An application configuration could refer to scripts under different names,
to be invoked at different stages.

On Thu, Apr 14, 2011 at 1:57 AM, Alice Bevan–McGregor
<alice at gothcandy.com>wrote:

> On 2011-04-13 18:16:36 -0700, Ian Bicking said:
>
>  While initially reluctant to use zip files, after further discussion and
>> thought they seem fine to me, so long as any tool that takes a zip file can
>> also take a directory.  The reverse might not be true -- for instance, I'd
>> like a way to install or update a library for (and inside) an application,
>> but I doubt I would make pip rewrite zip files to do this ;)  But it could
>> certainly work on directories.  Supporting both isn't a big deal except that
>> you can't do symlinks in a zip file.
>>
>
> I'm not talking about using zip files as per eggs, where the code is
> maintained within the zip file during execution.  It is merely a packaging
> format with the software itself extracted from the zip during installation /
> upgrade.  A transitory container format.  (Folders in the end.)
>
> Symlinks are an OS-specific feature, so those are out as a core
> requirement.  ;)
>
>
>  I don't think we're talking about something like a buildout recipe.  Well,
>> Eric kind of brought something like that up... but otherwise I think the
>> consensus is in that direction.
>>
>
> Ambiguous statements FTW, but I think I know what you meant.  ;)
>
>
>  So specifically if you need something like lxml the application specifies
>> that somehow, but doesn't specify *how* that library is acquired.  There is
>> some disagreement on whether this is generally true, or only true for
>> libraries that are not portable.
>>
>
> +1
>
> I think something along the lines of autoconf (those lovely ./configure
> scripts you run when building GNU-style software from source) with published
> base 'checkers' (predicates as I referred to them previously) would be
> great.  A clear way for an application to declare a dependency, have the
> application server check those dependencies, then notify the administrator
> installing the package.
>

There could be an optional self-test script, where the application could do
a last self-check -- import whatever it wanted, check db settings, etc.  Of
course we'd want to know what it needed *before* the self-check to try to
provide it, but double-checking is of course good too.
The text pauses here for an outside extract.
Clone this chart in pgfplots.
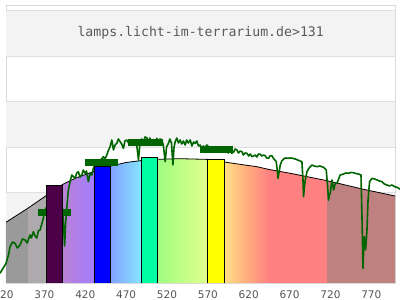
\documentclass[border=0pt]{standalone}
\usepackage{fontspec}
\setmainfont{DejaVu Sans}
\newfontfamily\monofont{DejaVu Sans Mono}
\usepackage{pgfplots}
\pgfplotsset{compat=1.18}
\definecolor{bandgray}{HTML}{F3F3F3}
\definecolor{gridgray}{HTML}{DFDFDF}
\definecolor{framegray}{HTML}{DADADA}
\definecolor{labelgray}{HTML}{555555}
\definecolor{titlegray}{HTML}{5A5A5A}
\definecolor{sgreen}{HTML}{006400}
\definecolor{cuvc}{HTML}{9A9A9A}
\definecolor{cuvb}{HTML}{ADA9AD}
\definecolor{cviol1}{HTML}{BA82D6}
\definecolor{cviol2}{HTML}{A27DFF}
\definecolor{cblue1}{HTML}{82A2FF}
\definecolor{cblue2}{HTML}{86E6FF}
\definecolor{cgreen1}{HTML}{A0FD80}
\definecolor{cgreen2}{HTML}{E2FF8E}
\definecolor{corange1}{HTML}{FFE084}
\definecolor{corange2}{HTML}{FFB27F}
\definecolor{cred}{HTML}{FF8080}
\definecolor{cir}{HTML}{BF8080}
\definecolor{barpurple}{HTML}{4B0048}
\definecolor{barblue}{HTML}{0000FF}
\definecolor{barcyan}{HTML}{00FFA2}
\definecolor{baryellow}{HTML}{FFFF00}
\begin{document}
\begin{tikzpicture}
\path[use as bounding box] (0pt,0pt) rectangle (400pt,300pt);
\begin{axis}[
  at={(6pt,17pt)}, anchor=south west,
  width=389pt, height=278pt, scale only axis,
  xmin=323, xmax=799, ymin=0, ymax=278,
  clip=false,
  axis line style={draw=framegray, line width=0.8pt},
  xtick={370,420,...,770},
  ytick=\empty,
  major tick length=0pt,
  xticklabel style={font=\fontsize{10.5}{12}\selectfont, text=labelgray, inner sep=0pt, anchor=north, yshift=-7.6pt},
  /pgf/number format/assume math mode=true,
  /pgf/number format/set thousands separator={},
]
% background bands
\fill[bandgray] (axis cs:323,45.35) rectangle (axis cs:799,90.7);
\fill[bandgray] (axis cs:323,136.05) rectangle (axis cs:799,181.4);
\fill[bandgray] (axis cs:323,226.75) rectangle (axis cs:799,272.1);
\draw[gridgray, line width=0.8pt] (axis cs:323,45.35) -- (axis cs:799,45.35);
\draw[gridgray, line width=0.8pt] (axis cs:323,90.7) -- (axis cs:799,90.7);
\draw[gridgray, line width=0.8pt] (axis cs:323,136.05) -- (axis cs:799,136.05);
\draw[gridgray, line width=0.8pt] (axis cs:323,181.4) -- (axis cs:799,181.4);
\draw[gridgray, line width=0.8pt] (axis cs:323,226.75) -- (axis cs:799,226.75);
\draw[gridgray, line width=0.8pt] (axis cs:323,272.1) -- (axis cs:799,272.1);
% spectrum fill under the curve
\addplot[draw=none, fill=cuvc] coordinates {(323,60.7)(350,74.9)} \closedcycle;
\addplot[draw=none, fill=cuvb] coordinates {(350,74.9)(360,80.5)(372,87.3)} \closedcycle;
\addplot[draw=none, fill=barpurple] coordinates {(372,87.3)(382,93)(392.5,98.7)} \closedcycle;
\addplot[draw=none, left color=cviol1, right color=cviol2] coordinates {(392.5,98.7)(410,105.5)(431,111.6)} \closedcycle;
\addplot[draw=none, fill=barblue] coordinates {(431,111.6)(451,117)} \closedcycle;
\addplot[draw=none, left color=cblue1, right color=cblue2] coordinates {(451,117)(470,120.5)(489,122.5)} \closedcycle;
\addplot[draw=none, fill=barcyan] coordinates {(489,122.5)(508.5,123.7)} \closedcycle;
\addplot[draw=none, left color=cgreen1, right color=cgreen2] coordinates {(508.5,123.7)(536,124.3)(570,123.6)} \closedcycle;
\addplot[draw=none, fill=baryellow] coordinates {(570,123.6)(590,121)} \closedcycle;
\addplot[draw=none, left color=corange1, right color=corange2] coordinates {(590,121)(615,118)} \closedcycle;
\addplot[draw=none, left color=corange2, right color=cred] coordinates {(615,118)(630,116.3)(645,113.5)} \closedcycle;
\addplot[draw=none, fill=cred] coordinates {(645,113.5)(670.8,109.7)(716,102.3)} \closedcycle;
\addplot[draw=none, fill=cir] coordinates {(716,102.3)(760,93.8)(799,87)} \closedcycle;
% curve outline
\addplot[black, line width=0.8pt] coordinates {(323,60.7)(350,74.9)(360,80.5)(372,87.3)(382,93)(392.5,98.7)(410,105.5)(431,111.6)(451,117)(470,120.5)(489,122.5)(508.5,123.7)(536,124.3)(570,123.6)(590,121)(615,118)(630,116.3)(645,113.5)(670.8,109.7)(716,102.3)(760,93.8)(799,87)};
% measured spectrum
\addplot[sgreen, line width=1.6pt, line join=round] coordinates {
(315.7,9.7)(323.1,19.7)(326,28)(328.0,36.3)(331,41)(334.1,39.7)(337,35)(340.2,38)(343,44)(346.3,43)(349,40)(352.4,48)(354,45)(356.5,51.3)(358.5,47)(360.7,45)(362.5,52)(364.7,53)(366.5,58)(368.7,64.7)(370,70)(371.7,74.7)(380,82)(388,85)(392.5,73)(394.7,37)(396,60)(397.4,75)(399.3,93)(401.4,101.3)(403.5,108)(405.5,106.3)(407.6,104.7)(409.5,110)(411.6,111.3)(413.5,106)(415.8,108)(417.5,113)(419.8,109.7)(421.5,112)(423.8,101.3)(426,110)(428.0,108)(429.9,114.7)(432,118)(436,121)(440,124)(442.2,126.3)(444,124)(446.4,128)(448,132)(450.4,136.3)(452.5,143)(454.5,133)(456.5,138)(458.6,139.7)(460.5,144)(462.7,141.3)(464.5,139)(466.7,134.7)(468.5,142)(470.9,143)(473,140)(474.9,143)(477,139)(478.9,141.3)(481.0,141.3)(483,138)(485.1,123)(487.1,141.3)(489,144)(491,140)(493,146)(495.3,145.3)(497,141)(499,145)(501.5,139.7)(503.5,143)(505.5,140)(507.6,144.7)(509.5,141)(511.5,144)(513.7,143)(515.5,138)(517.8,121.3)(519.5,136)(521.8,139.7)(523.5,144)(525.5,140)(527.2,118)(528.5,135)(530.0,141.3)(532,145)(534,140)(536.1,143)(538,139)(540,142)(542.2,138)(544,143)(546,140)(548.4,143)(550.5,137)(552.5,141)(554.5,139.7)(556.5,142)(558.5,137)(560.6,138)(562.5,134)(564.5,137)(566.7,134.7)(568.5,138)(570.8,136.3)(573,132)(575,135)(576.9,133)(579,136)(581,131)(583,134)(585.1,134.7)(587,131)(589,133)(591.2,131.3)(593,134)(595,130)(597,132)(599.4,129.7)(601.5,131)(603.5,134)(605.6,133)(607.5,130)(609.5,132)(611.7,131.3)(613.5,128)(615.5,130)(617.8,129.7)(620,127)(622,129)(623.9,126.3)(626,127)(628.0,128)(630,126)(632,129)(634.1,128.7)(636,127)(638,128)(640.2,127.3)(642,125)(644.3,124.7)(646,127)(648.4,127.3)(650,125)(652,123)(653.7,121.3)(655,112)(655.8,104.7)(657,110)(658.6,118)(660.5,122)(662.6,124)(665,125)(668.7,124.7)(672,125)(676.9,124)(680,123)(683,122)(685.1,121.3)(686.4,103)(687.1,86.3)(688,95)(689.2,103)(691.3,111.3)(693,114)(695.3,116.3)(697.4,118)(700,117)(703.5,116.3)(707,117)(711.6,115.7)(714.9,113)(716.5,96.3)(717.7,83)(718.7,88)(719.8,89.7)(721.9,103)(723.9,93)(726,100)(728.0,99.7)(730,104)(732.0,108)(736.1,109)(739,110)(742.2,109.7)(745,110.5)(748.3,110.3)(751,109.5)(754.4,109)(757.4,108)(758.6,66.3)(759.8,14.7)(760.5,30)(761.4,46.3)(763.0,33)(764.7,53)(766.0,83)(767.9,101.3)(770.9,104.7)(774,104)(777.0,103)(780,102)(783.1,101.3)(786,99)(789.2,98)(792,97)(795.3,98)(798,96.5)(801.4,95.7)(805.5,93.7)};
% band averages
\addplot[sgreen, line width=6.6pt] coordinates {(362,70.7)(402.6,70.7)};
\addplot[sgreen, line width=6.6pt] coordinates {(419.8,120.7)(460.6,120.7)};
\addplot[sgreen, line width=6.6pt] coordinates {(472.6,140.3)(515.5,140.3)};
\addplot[sgreen, line width=6.6pt] coordinates {(559.8,133.5)(600.6,133.5)};
% colour bars
\addplot[fill=barpurple, draw=black, line width=0.9pt] coordinates {(372,0)(372,98)(392.5,98)(392.5,0)};
\addplot[fill=barblue, draw=black, line width=0.9pt] coordinates {(431,0)(431,117)(451,117)(451,0)};
\addplot[fill=barcyan, draw=black, line width=0.9pt] coordinates {(489,0)(489,125.7)(508.5,125.7)(508.5,0)};
\addplot[fill=baryellow, draw=black, line width=0.9pt] coordinates {(570,0)(570,124)(590,124)(590,0)};
\node[font=\fontsize{10.5}{12}\selectfont, text=labelgray, inner sep=0pt, anchor=north, yshift=-7.6pt] at (axis cs:320,0) {320};
\end{axis}
\node[font=\monofont\fontsize{13.2}{15}\selectfont, text=titlegray, inner sep=0pt] at (200.7pt,267pt) {lamps.licht-im-terrarium.de>131};
\end{tikzpicture}
\end{document}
One advantage to a separate script instead of just one script-on-install is
that you can more easily indicate *why* the installation failed.  For
instance, script-on-install might fail because it can't create the database
tables it needs, which is a different kind of error than a library not being
installed, or being fundamentally incompatible with the container it is in.
In some sense maybe that's because we aren't proposing a rich error system
-- but realistically a lot of these errors will be TypeError, ImportError,
etc., and trying to normalize those errors to some richer meaning is
unlikely to be done effectively (especially since error cases are hard to
test, since they are the things you weren't expecting).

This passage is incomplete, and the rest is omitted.